Thrill of a Romance (dir. Richard Thorpe) is a perfectly charming film about a swimming instructor named Cynthia (Williams) who falls with war veteran Tommy (Van Johnson) while on her honeymoon. A fairly straight-forward plot, the film enjoys a supporting cast that very nearly steals the show, with Henry Travers and Spring Byington providing the laughs as Cynthia’s uncle and aunt, and Big Band icon Tommy Dorsey and opera singer Lauritz Melchior giving the movie that all-too-familiar MGM musical flair. Despite its stupid title, Thrill of a Romance is a lot better than it sounds. It isn’t the greatest of summertime romance movies, but it is absolutely lovely and thouroughly entertaining, albeit slightly dated. Besides, it’s an MGM picture! If nothing else, you get to look at it. It’s colorful, it’s extravagant, it’s bright and those bathing suits! Oh! I hate to use the expression ‘guilty pleasure’, but if this isn’t it, I don’t know what is.

Million Dollar Mermaid (dir. Mervyn LeRoy) stars Esther Williams as pioneering Australian swimmer Annette Kellerman and documents the early part of Kellerman’s life, from her childhood to her rise to stardom, highlighting her struggles, achievements and influence. The film co-stars Walter Pidgeon as Frederick Kellerman, her stern but supportive father and Victor Mature as Jimmy Sullivan, her manager and romantic interest. Often considered Esther Williams’ most iconic film, Million Dollar Mermaid is a suprisingly progressive film and it should not be underestimated.
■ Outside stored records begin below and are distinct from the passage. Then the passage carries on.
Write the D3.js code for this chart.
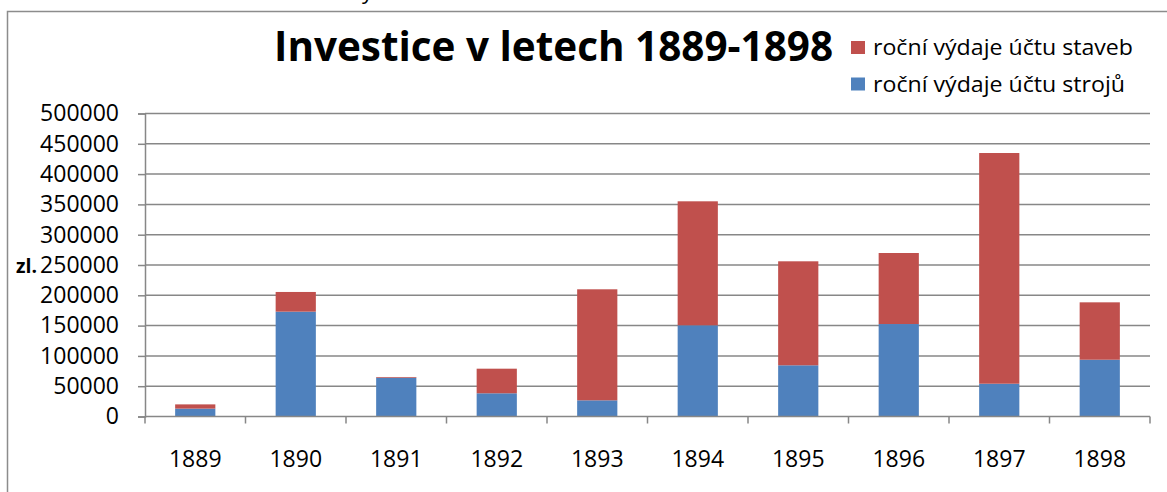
<!DOCTYPE html>
<html>
<head>
<meta charset="utf-8">
<script src="https://cdn.jsdelivr.net/npm/d3@7"></script>
<style>
  body { margin: 0; background: #fff; }
  svg { display: block; }
  text { font-family: 'Open Sans', 'DejaVu Sans', sans-serif; fill: #000; }
</style>
</head>
<body>
<div id="chart"></div>
<script>
// Data
const years = ['1889', '1890', '1891', '1892', '1893', '1894', '1895', '1896', '1897', '1898'];
const strojeValues = [13000, 173000, 64000, 38300, 26700, 150500, 84500, 152600, 54100, 93700];
const stavbyValues = [7000, 32500, 1200, 40600, 183200, 204600, 171600, 117200, 380700, 94700];
const yTicks = [0, 50000, 100000, 150000, 200000, 250000, 300000, 350000, 400000, 450000, 500000];
const seriesNames = ['roční výdaje účtu staveb', 'roční výdaje účtu strojů'];
const seriesColors = ['#C0504D', '#4F81BD'];
const title = 'Investice v letech 1889-1898';
const yLabel = 'zl.';

const W = 1167;
const H = 492;
const plot = { l: 145, r: 1150, t: 113.5, b: 416.5 };
const gridColor = '#878787';

const svg = d3.select('#chart')
  .append('svg')
  .attr('width', W)
  .attr('height', H);

// Scales
const scaleX = d3.scaleBand()
  .domain(years)
  .range([plot.l, plot.r])
  .paddingInner(0.6)
  .paddingOuter(0.3);

const scaleY = d3.scaleLinear()
  .domain([0, 500000])
  .range([plot.b, plot.t]);

// chart frame (only left and top edges visible)
svg.append('path')
  .attr('d', `M7.5,${H} V11.5 H${W}`)
  .attr('fill', 'none')
  .attr('stroke', '#8c8c8c')
  .attr('stroke-width', 1.5);

// bit of cut-off text above the frame
svg.append('text')
  .attr('x', 362)
  .attr('y', -1)
  .attr('font-size', 22)
  .text('y');

// Gridlines
svg.append('g')
  .attr('class', 'grid')
  .selectAll('line')
  .data(yTicks.filter(d => d > 0))
  .join('line')
  .attr('x1', plot.l)
  .attr('x2', plot.r)
  .attr('y1', d => scaleY(d))
  .attr('y2', d => scaleY(d))
  .attr('stroke', gridColor)
  .attr('stroke-width', 1.5);

// Stacked bars
const stackData = years.map((y, i) => ({ year: y, stroje: strojeValues[i], stavby: stavbyValues[i] }));
const stack = d3.stack().keys(['stroje', 'stavby'])(stackData);
const colorFor = { stroje: seriesColors[1], stavby: seriesColors[0] };

svg.append('g')
  .attr('class', 'bars')
  .selectAll('g')
  .data(stack)
  .join('g')
  .attr('fill', d => colorFor[d.key])
  .selectAll('rect')
  .data(d => d)
  .join('rect')
  .attr('x', d => scaleX(d.data.year))
  .attr('width', scaleX.bandwidth())
  .attr('y', d => scaleY(d[1]))
  .attr('height', d => scaleY(d[0]) - scaleY(d[1]));

// Axes
const yAxis = d3.axisLeft(scaleY)
  .tickValues(yTicks)
  .tickSize(7)
  .tickPadding(19)
  .tickFormat(d3.format('d'));

const yAxisG = svg.append('g')
  .attr('class', 'axis axis--y')
  .attr('transform', `translate(${plot.l}, 0)`)
  .call(yAxis);

yAxisG.select('.domain').attr('stroke', gridColor).attr('stroke-width', 1.5);
yAxisG.selectAll('.tick line').attr('stroke', gridColor).attr('stroke-width', 1.5);
yAxisG.selectAll('.tick text')
  .attr('font-size', 23)
  .attr('font-family', "'Open Sans', sans-serif")
  .attr('fill', '#000');

// x ticks sit on the category boundaries
const bounds = years.map(y => scaleX(y) - scaleX.step() * scaleX.paddingInner() / 2)
  .concat([plot.r]);

svg.append('line')
  .attr('x1', plot.l)
  .attr('x2', plot.r)
  .attr('y1', plot.b)
  .attr('y2', plot.b)
  .attr('stroke', gridColor)
  .attr('stroke-width', 1.5);

svg.append('g')
  .selectAll('line')
  .data(bounds)
  .join('line')
  .attr('x1', d => d)
  .attr('x2', d => d)
  .attr('y1', plot.b)
  .attr('y2', plot.b + 7)
  .attr('stroke', gridColor)
  .attr('stroke-width', 1.5);

svg.append('g')
  .attr('class', 'axis axis--x')
  .selectAll('text')
  .data(years)
  .join('text')
  .attr('x', d => scaleX(d) + scaleX.bandwidth() / 2)
  .attr('y', 467)
  .attr('text-anchor', 'middle')
  .attr('font-size', 23)
  .text(d => d);

// axis title
svg.append('text')
  .attr('x', 16)
  .attr('y', scaleY(250000) + 8)
  .attr('font-size', 20)
  .attr('font-weight', 'bold')
  .attr('textLength', 21)
  .attr('lengthAdjust', 'spacingAndGlyphs')
  .text(yLabel);

// Title
svg.append('text')
  .attr('x', 274)
  .attr('y', 61)
  .attr('font-size', 41)
  .attr('font-weight', 'bold')
  .attr('textLength', 559)
  .attr('lengthAdjust', 'spacingAndGlyphs')
  .text(title);

// Legend
const legend = svg.append('g')
  .attr('class', 'legend')
  .selectAll('g')
  .data(seriesNames)
  .join('g')
  .attr('transform', (d, i) => `translate(851, ${41 + i * 36.5})`);

legend.append('rect')
  .attr('width', 14)
  .attr('height', 13)
  .attr('fill', (d, i) => seriesColors[i]);

legend.append('text')
  .attr('x', 22)
  .attr('y', 14)
  .attr('font-size', 21)
  .attr('textLength', (d, i) => (i === 0 ? 260 : 252))
  .attr('lengthAdjust', 'spacingAndGlyphs')
  .text(d => d);
</script>
</body>
</html>
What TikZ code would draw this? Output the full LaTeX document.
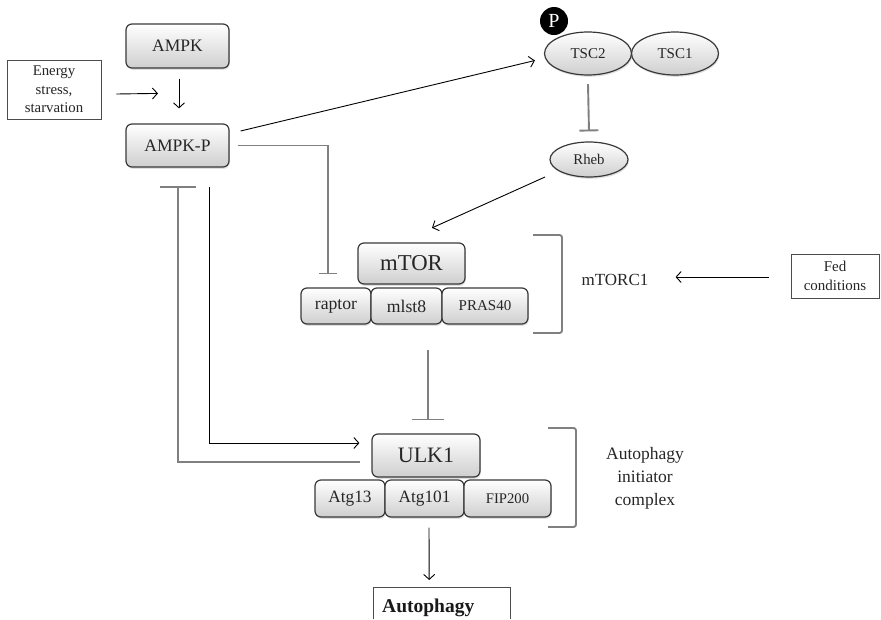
\documentclass[tikz,border=0pt]{standalone}
\usepackage{fontspec}
\setmainfont{Liberation Serif}
\usetikzlibrary{arrows.meta,shapes.geometric,shadows,calc}

\tikzset{
  pbox/.style={draw=gray!45!black, line width=1.2pt, rounded corners=6pt,
    top color=white, bottom color=gray!38, inner sep=0pt, text=black!85,
    drop shadow={opacity=0.25, shadow xshift=0.8pt, shadow yshift=-1.8pt}},
  pell/.style={ellipse, draw=gray!45!black, line width=1.2pt,
    top color=white, bottom color=gray!38, inner sep=0pt, text=black!85,
    drop shadow={opacity=0.25, shadow xshift=0.8pt, shadow yshift=-1.8pt}},
  txtbox/.style={draw=black!70, line width=0.8pt, inner sep=0pt, align=center, text=black!85},
  plain/.style={inner sep=0pt, align=center, text=black!85},
  act/.style={draw=black, line width=0.9pt, -{Straight Barb[length=5pt,width=11pt]}},
  inh/.style={draw=black!50, line width=1.9pt},
  brk/.style={draw=black!50, line width=1.9pt, rounded corners=2.5pt},
  txtline/.style={draw=black!70, line width=0.8pt}
}

\begin{document}
\begin{tikzpicture}[x=1pt,y=-1pt]
\useasboundingbox (0,0) rectangle (881,619);

% ---- AMPK column
\node[pbox, minimum width=103pt, minimum height=44pt, font=\fontsize{17.5}{20}\selectfont] (ampk) at (177.5,46) {AMPK};
\node[pbox, minimum width=103pt, minimum height=43pt, font=\fontsize{17.5}{20}\selectfont] (ampkp) at (177.5,145.5) {AMPK-P};
\node[txtbox, minimum width=94pt, minimum height=59pt, font=\fontsize{14.8}{18.5}\selectfont] (energy) at (54,89.5) {Energy\\stress,\\starvation};

% ---- TSC complex
\node[pell, minimum width=87pt, minimum height=43pt, font=\fontsize{15}{18}\selectfont] (tsc1) at (675,53.5) {TSC1};
\node[pell, minimum width=87pt, minimum height=43pt, font=\fontsize{15}{18}\selectfont] (tsc2) at (588,53.5) {TSC2};
\node[circle, fill=black, minimum size=28pt, inner sep=0pt, text=white, font=\fontsize{20}{20}\selectfont] (pho) at (554,21) {P};
\node[pell, minimum width=78pt, minimum height=35pt, font=\fontsize{14.8}{18}\selectfont] (rheb) at (589,159.5) {Rheb};

% ---- mTORC1
\node[pbox, minimum width=107pt, minimum height=41pt, font=\fontsize{22.7}{26}\selectfont] (mtor) at (411.5,263.5) {mTOR};
\node[pbox, minimum width=70pt, minimum height=36pt, font=\fontsize{17.7}{20}\selectfont] (raptor) at (336,306) {raptor};
\node[pbox, minimum width=71pt, minimum height=36pt, font=\fontsize{17.7}{20}\selectfont] (mlst8) at (406.5,306) {mlst8};
\node[pbox, minimum width=86pt, minimum height=36pt, font=\fontsize{15}{18}\selectfont] (pras) at (485,306) {PRAS40};
\draw[brk] (533,235) -- (562,235) -- (562,333) -- (533,333);
\node[plain, font=\fontsize{17}{20}\selectfont] (mtorc1) at (615,280) {mTORC1};
\node[txtbox, minimum width=88pt, minimum height=44pt, font=\fontsize{15}{19}\selectfont] (fed) at (835,276) {Fed\\conditions};

% ---- ULK1 complex
\node[pbox, minimum width=108pt, minimum height=43pt, font=\fontsize{22}{26}\selectfont] (ulk1) at (426,455.5) {ULK1};
\node[pbox, minimum width=70pt, minimum height=37pt, font=\fontsize{17.3}{20}\selectfont] (atg13) at (350,498.5) {Atg13};
\node[pbox, minimum width=79pt, minimum height=37pt, font=\fontsize{17.3}{20}\selectfont] (atg101) at (424.5,498.5) {Atg101};
\node[pbox, minimum width=87pt, minimum height=37pt, font=\fontsize{14.7}{18}\selectfont] (fip) at (507.5,498.5) {FIP200};
\draw[brk] (548,428) -- (576,428) -- (576,527) -- (548,527);
\node[plain, font=\fontsize{17.5}{23}\selectfont] (aic) at (645,478) {Autophagy\\initiator\\complex};

% ---- Autophagy output
\node[anchor=north west, minimum width=137pt, minimum height=32pt, inner sep=0pt] (autobox) at (373,587) {};
\node[anchor=base west, inner sep=0pt, text=black!90, font=\bfseries\fontsize{19.5}{22}\selectfont] (autotxt) at ($(autobox.north west)+(9,25)$) {Autophagy};
\draw[txtline] (autobox.south west) -- (autobox.north west) -- (autobox.north east) -- (autobox.south east);

% ---- connectors
\draw[act] ([shift={(15,4.5)}]energy.east) -- ([shift={(-19.5,-30)}]ampkp.north);
\draw[act] ([shift={(1.5,10)}]ampk.south) -- ([shift={(1.5,-15)}]ampkp.north);
\draw[act] ([shift={(11,-14.5)}]ampkp.east) -- ([shift={(-9,7)}]tsc2.west);
\draw[inh, -{Bar[width=19pt]}] ([yshift=-8.5pt]tsc2.south) -- ([yshift=10pt]rheb.north);
\draw[act] ([shift={(-44,17.5)}]rheb.center) -- ([shift={(20.5,-14.5)}]mtor.north);
\draw[inh, -{Bar[width=18pt]}] ([xshift=8pt]ampkp.east) -| ([shift={(-8,-13)}]raptor.north);
\draw[inh, -{Bar[width=32pt]}] ($(ulk1.north |- mlst8.south)+(2,25)$) -- ([shift={(2,-13)}]ulk1.north);
\draw[act] ([shift={(31.5,19)}]ampkp.south) |- ([shift={(-12,-12.5)}]ulk1.west);
\draw[inh, -{Bar[width=36pt]}] ([shift={(-11,6.5)}]ulk1.west) -| ([shift={(0.5,18)}]ampkp.south);
\draw[act] ([shift={(4.5,10)}]atg101.south) -- ([shift={(-12.5,-7)}]autobox.north);
\draw[act] ([shift={(-22,1)}]fed.west) -- ([shift={(27,-3)}]mtorc1.east);
\end{tikzpicture}
\end{document}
The similarities between Kellerman’s and Williams’ own life – both started out as swimmers, then went on be in movies – are apparent and, let’s face it, there was nobody more suited for this than Williams, who delivers a fine, slightly atypical and informed performance as the Australian icon. On top of this, Million Dollar Mermaid is an MGM spectacle, you know, the kind MGM was so outrageously good at, full of color, big, beautiful sets and breath-takingly stunning musical numbers.

Thrill of a Romance and Million Dollar Mermaid are fine films in their own right, as well as perfect summertime entertainment. I love this sort of stuff. I wouldn’t mind spending all day watching MGM extravaganzas and while these two are not necessarily my favorite summer flicks, you can’t go wrong with either of them. Besides, I thought I’d give Hitchcock’s To Catch a Thief (1955) a break for once. Even I’m sick of talking about it.